The A 0 and E 0 values are obtained from the initial viscosity plot (Fig. 5). Consequently we can rewrite Eq. (16) as:

$$ \frac{\eta }{{\eta_{0} }} = \left( {\frac{{\alpha_{\text{g}} }}{{\alpha_{\text{g}} - \alpha }}} \right)^{A + B\alpha } $$
(16)

where \( \frac{\eta }{{\eta_{0} }} \) is the ratio of the complex viscosity of the blend during the curing process. To obtain the conversion dependence of viscosity, the variation of viscosity and extent of reaction were monitored at the same temperature. The extent of reaction was obtained at the same temperature from the isothermal dynamic scanning calorimetric analysis [9, 10]. The conversion values obtained from DSC plots are plotted against \( \frac{\eta }{{\eta_{0} }} \), to evaluate the constants A, B, and α g by curve fitting procedure. The parameters thus obtained are tabulated in (Table 5). These fitting parameters were established by plotting the predicted viscosity values and experimental values against time as shown in Fig. 7. It was found that the predicted values were exactly matching with the experimental values during the entire curing process.

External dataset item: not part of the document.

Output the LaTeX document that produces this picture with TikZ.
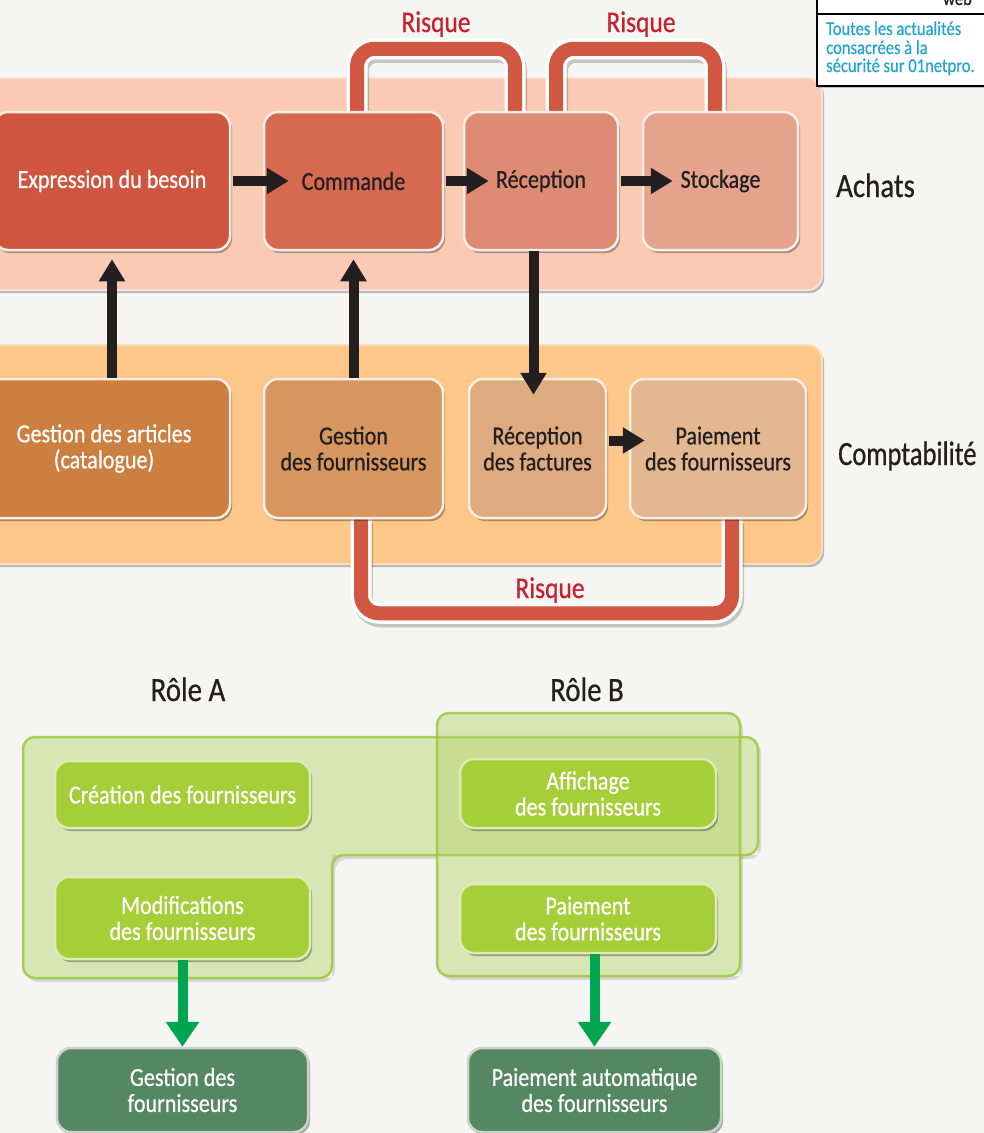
\documentclass[tikz,border=0pt]{standalone}
\usepackage{fontspec}
\setmainfont{Carlito}[FakeStretch=0.85,FakeBold=0.6]
\newfontfamily\myNarrow{Carlito}[FakeStretch=0.78,FakeBold=0.6]
\usetikzlibrary{arrows.meta,shadows,calc}
\pgfdeclarelayer{bgl}
\pgfdeclarelayer{midl}
\pgfsetlayers{bgl,midl,main}
\definecolor{bgc}{HTML}{F5F5F3}
\definecolor{achc}{HTML}{FBCAB5}
\definecolor{compc}{HTML}{FCC789}
\definecolor{c1}{HTML}{D0553F}
\definecolor{c2}{HTML}{D66A51}
\definecolor{c3}{HTML}{DE8B76}
\definecolor{c4}{HTML}{E5A38D}
\definecolor{d1}{HTML}{CB7F41}
\definecolor{d2}{HTML}{D69660}
\definecolor{d3}{HTML}{DEAB80}
\definecolor{d4}{HTML}{E3B792}
\definecolor{nbord}{HTML}{FCEDE5}
\definecolor{riskc}{HTML}{D25741}
\definecolor{risktxt}{HTML}{C8202F}
\definecolor{darkc}{HTML}{231F20}
\definecolor{gnode}{HTML}{A6CE39}
\definecolor{gbord}{HTML}{DDEBB5}
\definecolor{regfill}{HTML}{B5D36A}
\definecolor{regline}{HTML}{9BC93D}
\definecolor{dgnode}{HTML}{548762}
\definecolor{dgbord}{HTML}{C9D3C6}
\definecolor{garrow}{HTML}{00A550}
\definecolor{cyant}{HTML}{22A5D0}
\newcommand\myNodeFont{\fontsize{26}{26}\selectfont}
\newcommand\myBigFont{\fontsize{34}{34}\selectfont}
\newcommand\myRiskFont{\fontsize{30}{30}\selectfont}
\newcommand\mySmallFont{\fontsize{19.5}{19.5}\selectfont}
\begin{document}
\begin{tikzpicture}[x=1pt,y=-1pt,
  shad/.style={drop shadow={shadow xshift=2pt,shadow yshift=-3pt,opacity=.3,fill=black}},
  box/.style={draw=nbord, line width=2.5pt, rounded corners=14pt, inner sep=0pt, align=center, font=\myNodeFont, text=darkc, shad},
  gbox/.style={box, draw=gbord, fill=gnode, text=white},
  dgbox/.style={box, draw=dgbord, fill=dgnode, text=white},
  band/.style={rounded corners=14pt, drop shadow={shadow xshift=2pt,shadow yshift=-3pt,opacity=.25,fill=black}, line width=2pt},
  blk/.style={draw=darkc, line width=10pt, -{Triangle[width=25pt,length=22pt]}},
  grn/.style={draw=garrow, line width=10pt, -{Triangle[width=32pt,length=25pt]}},
  loopsh/.style={draw=black, opacity=.2, line width=20pt, rounded corners=18pt, transform canvas={shift={(2pt,-4pt)}}},
  loopw/.style={draw=white, line width=21pt, rounded corners=18pt},
  loopr/.style={draw=riskc, line width=14pt, rounded corners=18pt},
  risk/.style={text=risktxt, font=\myRiskFont, inner sep=0pt, anchor=base},
  lab/.style={text=darkc, font=\myBigFont, inner sep=0pt, anchor=base},
  region/.style={fill=regfill, fill opacity=.45, draw=regline, draw opacity=.85, line width=2.5pt, rounded corners=12pt},
  regshad/.style={fill=black, opacity=.12, rounded corners=12pt, transform canvas={shift={(3pt,-4pt)}}}
]
\useasboundingbox (0,0) rectangle (984,1133);
\begin{pgfonlayer}{bgl}
  \fill[bgc] (0,0) rectangle (984,1133);
  \path[band, fill=achc, draw=achc!60!white] (-40,78) rectangle (822,290);
  \path[band, fill=compc, draw=compc!60!white] (-40,345) rectangle (822,564);
  \path[regshad] (23,850) -- (23,737) -- (758,737) -- (758,855) -- (332,855) -- (332,978) -- (23,978) -- cycle;
  \path[regshad] (437,713) rectangle (740,976);
  \fill[bgc] (23,737) -- (758,737) -- (758,855) -- (332,855) -- (332,978) -- (23,978) -- cycle;
  \fill[bgc] (437,713) rectangle (740,976);
  \path[region] (23,850) -- (23,737) -- (758,737) -- (758,855) -- (332,855) -- (332,978) -- (23,978) -- cycle;
  \path[region] (437,713) rectangle (740,976);
\end{pgfonlayer}

% top-right box
\draw[line width=1.3pt, fill=white, drop shadow={shadow xshift=1pt,shadow yshift=-2pt,opacity=.2,fill=black}] (817,-20) rectangle (1000,86);
\draw[line width=1.3pt] (817,14) -- (1000,14);
\node[anchor=base east, inner sep=0pt, font=\mySmallFont, text=darkc] (web) at (972,5) {web};
\node[anchor=base west, inner sep=0pt, font=\mySmallFont, text=cyant] (t1) at (826,35) {Toutes les actualités};
\node[anchor=base west, inner sep=0pt, font=\mySmallFont, text=cyant] (t2) at (826,54) {consacrées à la};
\node[anchor=base west, inner sep=0pt, font=\mySmallFont, text=cyant] (t3) at (826,72) {sécurité sur 01netpro.};

% Achats row
\node[box, fill=c1, text=white, minimum width=236, minimum height=138] (exp) at (112,181) {Expression du besoin};
\node[box, fill=c2, minimum width=179, minimum height=138] (cmd) at (353.5,181) {Commande};
\node[box, fill=c3, minimum width=154, minimum height=138] (rec) at (541,181) {Réception};
\node[box, fill=c4, minimum width=155, minimum height=138] (sto) at (720.5,181) {Stockage};
\node[lab, anchor=base west] (ach) at (836,197) {Achats};

% Comptabilite row
\node[box, fill=d1, text=white, minimum width=252, minimum height=139] (art) at (104,448.5) {Gestion des articles\\(catalogue)};
\node[box, fill=d2, minimum width=179, minimum height=139] (gf) at (353.5,448.5) {Gestion\\des fournisseurs};
\node[box, fill=d3, minimum width=137, minimum height=139] (rf) at (537.5,448.5) {Réception\\des factures};
\node[box, fill=d4, minimum width=176, minimum height=139] (pay) at (718,448.5) {Paiement\\des fournisseurs};
\node[lab, anchor=base west, font=\myNarrow\myBigFont] (cpt) at (838,465) {Comptabilité};

% risk loops
\begin{pgfonlayer}{midl}
  \foreach \st in {loopsh,loopw,loopr}{
    \draw[\st] ($(cmd.north)+(3.5,0)$) -- ++(0,-62) -| ($(rec.north)+(-26,0)$);
    \draw[\st] ($(rec.north)+(15,0)$) -- ++(0,-62) -| ($(sto.north)+(-5.5,0)$);
    \draw[\st] ($(gf.south)+(7.5,0)$) -- ++(0,94) -| ($(pay.south)+(14,0)$);
  }
\end{pgfonlayer}
\node[risk] (r1) at (436,32) {Risque};
\node[risk] (r2) at (641,32) {Risque};
\node[risk] (r3) at (550,598) {Risque};

% black arrows
\draw[blk] ($(exp.east)+(2,0)$) -- ($(cmd.west)+(26,0)$);
\draw[blk] ($(cmd.east)+(2,0)$) -- ($(rec.west)+(26,0)$);
\draw[blk] ($(rec.east)+(2,0)$) -- ($(sto.west)+(31,0)$);
\draw[blk] (art.north -| exp.south) -- ($(exp.south)+(0,8)$);
\draw[blk] (gf.north) -- ($(cmd.south)+(0,8)$);
\coordinate (rfin) at ($(rf.north)+(-4,17)$);
\draw[blk] (rec.south -| rfin) -- (rfin);
\draw[blk] ($(rf.east)+(2,-8)$) -- ($(pay.west)+(16,-8)$);

% Roles
\node[lab] (ra) at (188,701) {Rôle A};
\node[lab] (rb) at (587,701) {Rôle B};
\node[gbox, minimum width=255, minimum height=67] (cre) at (182.5,794.5) {Création des fournisseurs};
\node[gbox, minimum width=255, minimum height=82] (mod) at (182.5,918) {Modifications\\des fournisseurs};
\node[gbox, minimum width=256, minimum height=69] (aff) at (588,793.5) {Affichage\\des fournisseurs};
\node[gbox, minimum width=256, minimum height=69] (pay2) at (588,918.5) {Paiement\\des fournisseurs};
\node[dgbox, minimum width=251, minimum height=84] (gfb) at (182.5,1090) {Gestion des\\fournisseurs};
\node[dgbox, minimum width=253, minimum height=84] (pab) at (594.5,1090) {Paiement automatique\\des fournisseurs};
\draw[grn] (mod.south) -- (gfb.north);
\draw[grn] (pay2.south -| pab.north) -- (pab.north);
\end{tikzpicture}
\end{document}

Table 5 Parameters of chemorheological model
Fig. 7
figure 7

Comparison of experimental data and chemorheological model prediction of complex viscosity versus time plots of the blend system

Conclusions

Studies on the variation in the rheological properties during the progress of curing process of thermoset blend is receiving importance, since it helps in controlling the process parameters which will decide the end properties of the products. Pot life for 1 h at 70 °C is established by observation of viscosity independent time plot at constant temperature. Gelation time of the blend system evaluated from the tangent of G′ versus time curve revealed that increase in the isothermal curing temperature showed a plunge in the gelation time. Fitting parameters were evaluated for predicting the gelation time for every isothermal curing temperature. The apparent activation energy during gelation was found to be less for system conducted in the presence of catalyst. During the curing process, the storage modulus of the system increased at a higher rate than the loss modulus, justifying that as the blend solidifies, the elastic nature increased. Fitting parameters for the prediction of viscosity during the progress of curing process were evaluated using engineering model and Castro–Macosko-type equation model. Results revealed that engineering viscosity model was simple in form but could not determine the variation of viscosity accurately after a particular conversion. However, the Castro–Macosko-type equation model could describe the isothermal viscosity rise for the entire curing process and can be used determine the viscosity during the mold filling stage of any thermosetting systems.